Goal: Copy each line in which the string "chart" occurs.

Given information:
'''
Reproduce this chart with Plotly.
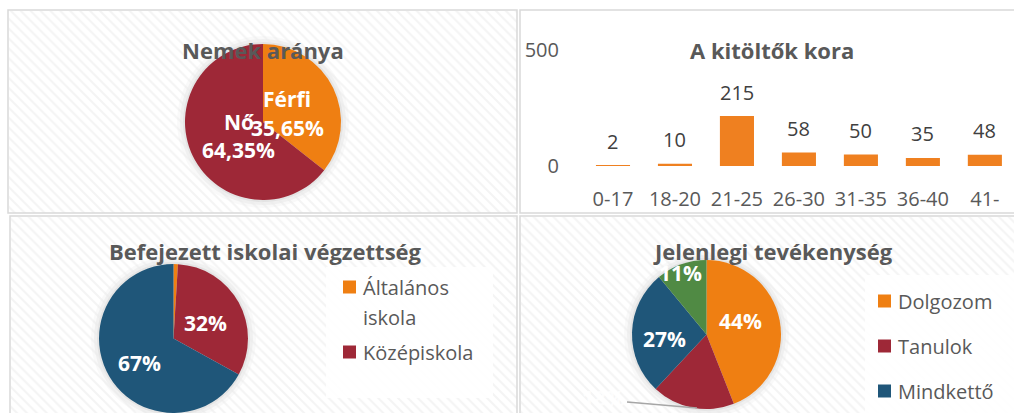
import plotly.graph_objects as go

W, H = 1014, 413

# --- data ---
gender_labels = ["Férfi", "Nő"]
gender_counts = [149, 269]

age_groups = ["0-17", "18-20", "21-25", "26-30", "31-35", "36-40", "41-"]
age_counts = [2, 10, 215, 58, 50, 35, 48]

school_labels = ["Általános iskola", "Középiskola", "Felsőoktatás"]
school_counts = [4, 134, 280]

activity_labels = ["Dolgozom", "Tanulok", "Mindkettő", "Egyik sem"]
activity_counts = [184, 75, 113, 46]

ORANGE, RED, BLUE, GREEN = "#EF7F12", "#9E2837", "#1F5679", "#508A44"
TITLE_C, TEXT_C, VAL_C = "#595959", "#595959", "#404040"
FONT = "Open Sans"


def px(x):
    return x / W


def py(y):
    return 1 - y / H


def pct(vals):
    tot = sum(vals)
    return [v / tot * 100 for v in vals]


fig = go.Figure()

# hatched panel backgrounds (decoration only)
for x0, y0, x1, y1 in [(9, 11, 517, 213), (11, 217, 517, 420), (521, 217, 1020, 420)]:
    fig.add_trace(go.Scatter(
        x=[x0, x1, x1, x0, x0], y=[y0, y0, y1, y1, y0], xaxis="x2", yaxis="y2",
        mode="lines", line=dict(width=0), fill="toself", fillcolor="rgba(0,0,0,0)",
        fillpattern=dict(shape="\\", fgcolor="#E9E9E9", bgcolor="rgba(0,0,0,0)", size=7, solidity=0.3),
        hoverinfo="skip", showlegend=False))

# age bar chart
fig.add_trace(go.Bar(x=age_groups, y=age_counts, marker=dict(color="#EF8020", line=dict(width=0)),
                     width=0.55, showlegend=False, hoverinfo="x+y"))

# pies
pie_specs = [
    (gender_labels, gender_counts, [ORANGE, RED], (263, 122, 78)),
    (school_labels, school_counts, [ORANGE, RED, BLUE], (173.5, 338.5, 74.5)),
    (activity_labels, activity_counts, [ORANGE, RED, BLUE, GREEN], (706.5, 334.5, 74.5)),
]
shapes = []
for labels, vals, cols, (cx, cy, r) in pie_specs:
    fig.add_trace(go.Pie(labels=labels, values=vals, sort=False, direction="clockwise", rotation=0,
                         marker=dict(colors=cols), textinfo="none", hoverinfo="label+percent",
                         showlegend=False,
                         domain=dict(x=[px(cx - r), px(cx + r)], y=[max(0, py(cy + r)), py(cy - r)])))
    # soft shadow
    for k, a in [(8, 0.025), (5, 0.035), (2, 0.05)]:
        shapes.append(dict(type="circle", xref="paper", yref="paper", layer="below",
                           x0=px(cx - r - k), x1=px(cx + r + k), y0=py(cy + r + k), y1=py(cy - r - k),
                           fillcolor=f"rgba(0,0,0,{a})", line=dict(width=0)))

# panel borders
for x0, y0, x1, y1 in [(8, 10, 517, 213), (520, 10, 1030, 213), (10, 216, 517, 430), (520, 216, 1030, 430)]:
    shapes.append(dict(type="rect", xref="paper", yref="paper", layer="above",
                       x0=px(x0), x1=px(x1), y0=py(y1), y1=py(y0),
                       line=dict(color="#D9D9D9", width=1.5), fillcolor="rgba(0,0,0,0)"))

# legend boxes
for x0, y0, x1, y1 in [(326, 267, 493, 398), (865, 275, 1030, 430)]:
    shapes.append(dict(type="rect", xref="paper", yref="paper", layer="above",
                       x0=px(x0), x1=px(x1), y0=py(y1), y1=py(y0),
                       line=dict(width=0), fillcolor="rgba(255,255,255,0.85)"))

ann = []


def text(x, y, s, size, color, bold=False, xanchor="center", opacity=1):
    ann.append(dict(x=px(x), y=py(y), xref="paper", yref="paper", text=f"<b>{s}</b>" if bold else s,
                    showarrow=False, xanchor=xanchor, yanchor="middle", opacity=opacity,
                    font=dict(family=FONT, size=size, color=color)))


# titles
text(262.5, 50, "Nemek aránya", 22, TITLE_C, True)
text(772, 50, "A kitöltők kora", 22, TITLE_C, True)
text(265, 251, "Befejezett iskolai végzettség", 22, TITLE_C, True)
text(773, 251, "Jelenlegi tevékenység", 22, TITLE_C, True)

# gender labels
gp = pct(gender_counts)
g_fmt = [f"{p:.2f}%".replace(".", ",") for p in gp]
text(287, 99, gender_labels[0], 21, "white", True)
text(287, 128, g_fmt[0], 21, "white", True)
text(239, 122, gender_labels[1], 21, "white", True)
text(238.5, 150, g_fmt[1], 21, "white", True)

# education labels
sp = pct(school_counts)
text(205.5, 323, f"{sp[1]:.0f}%", 21, "white", True)
text(139, 363, f"{sp[2]:.0f}%", 21, "white", True)

# activity labels
ap = pct(activity_counts)
text(740, 321, f"{ap[0]:.0f}%", 21, "white", True)
text(664, 339, f"{ap[2]:.0f}%", 21, "white", True)
text(680, 273, f"{ap[3]:.0f}%", 21, "white", True)
text(603, 398, f"{ap[1]:.0f}%", 21, "white", True, opacity=0.8)
shapes.append(dict(type="line", xref="paper", yref="paper", layer="above",
                   x0=px(627), y0=py(402), x1=px(697), y1=py(408), line=dict(color="#A6A6A6", width=1.5)))

# bar value labels
for g, v in zip(age_groups, age_counts):
    ann.append(dict(x=g, y=v, xref="x", yref="y", text=str(v), showarrow=False, yshift=24,
                    yanchor="middle", font=dict(family=FONT, size=20, color=VAL_C)))

# manual legends (only the entries visible in the panel)
leg_school = [("Általános", 287, ORANGE), ("iskola", 317, None), (school_labels[1], 352, RED)]
for s, y, c in leg_school:
    text(361, y, s, 20, TEXT_C, xanchor="left")
    if c:
        shapes.append(dict(type="rect", xref="paper", yref="paper", layer="above",
                           x0=px(343), x1=px(356), y0=py(y + 6.5), y1=py(y - 6.5),
                           fillcolor=c, line=dict(width=0)))
act_cols = [ORANGE, RED, BLUE, GREEN]
for i, lab in enumerate(activity_labels):
    y = 301 + 45 * i
    if y > H - 10:
        continue
    text(896, y, lab, 20, TEXT_C, xanchor="left")
    shapes.append(dict(type="rect", xref="paper", yref="paper", layer="above",
                       x0=px(878), x1=px(891), y0=py(y + 6.5), y1=py(y - 6.5),
                       fillcolor=act_cols[i], line=dict(width=0)))

fig.update_layout(
    width=W, height=H, margin=dict(l=0, r=0, t=0, b=0, pad=0, autoexpand=False),
    paper_bgcolor="white", plot_bgcolor="rgba(0,0,0,0)",
    font=dict(family=FONT, color=TEXT_C),
    xaxis=dict(domain=[px(582), 1], range=[-0.5, 6.47], type="category", showgrid=False, zeroline=False,
               automargin=False,
               ticks="outside", ticklen=15, tickcolor="rgba(0,0,0,0)", tickfont=dict(size=20, color=TEXT_C)),
    yaxis=dict(domain=[py(166), py(50)], range=[0, 500], tickvals=[0, 500], showgrid=True,
               automargin=False,
               gridcolor="#D9D9D9", gridwidth=1.5, zeroline=False, ticks="outside", ticklen=18,
               tickcolor="rgba(0,0,0,0)", tickfont=dict(size=20, color=TEXT_C)),
    xaxis2=dict(domain=[0, 1], range=[0, W], visible=False, fixedrange=True),
    yaxis2=dict(domain=[0, 1], range=[H, 0], visible=False, fixedrange=True),
    shapes=shapes, annotations=ann, showlegend=False,
)

# page body has a default 8px margin; drop it so the figure sits at the window origin
fig.write_html("out.html", config={"displayModeBar": False},
               post_script="document.body.style.margin='0';document.body.style.overflow='hidden';")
'''
Full answer:
Reproduce this chart with Plotly.
# age bar chart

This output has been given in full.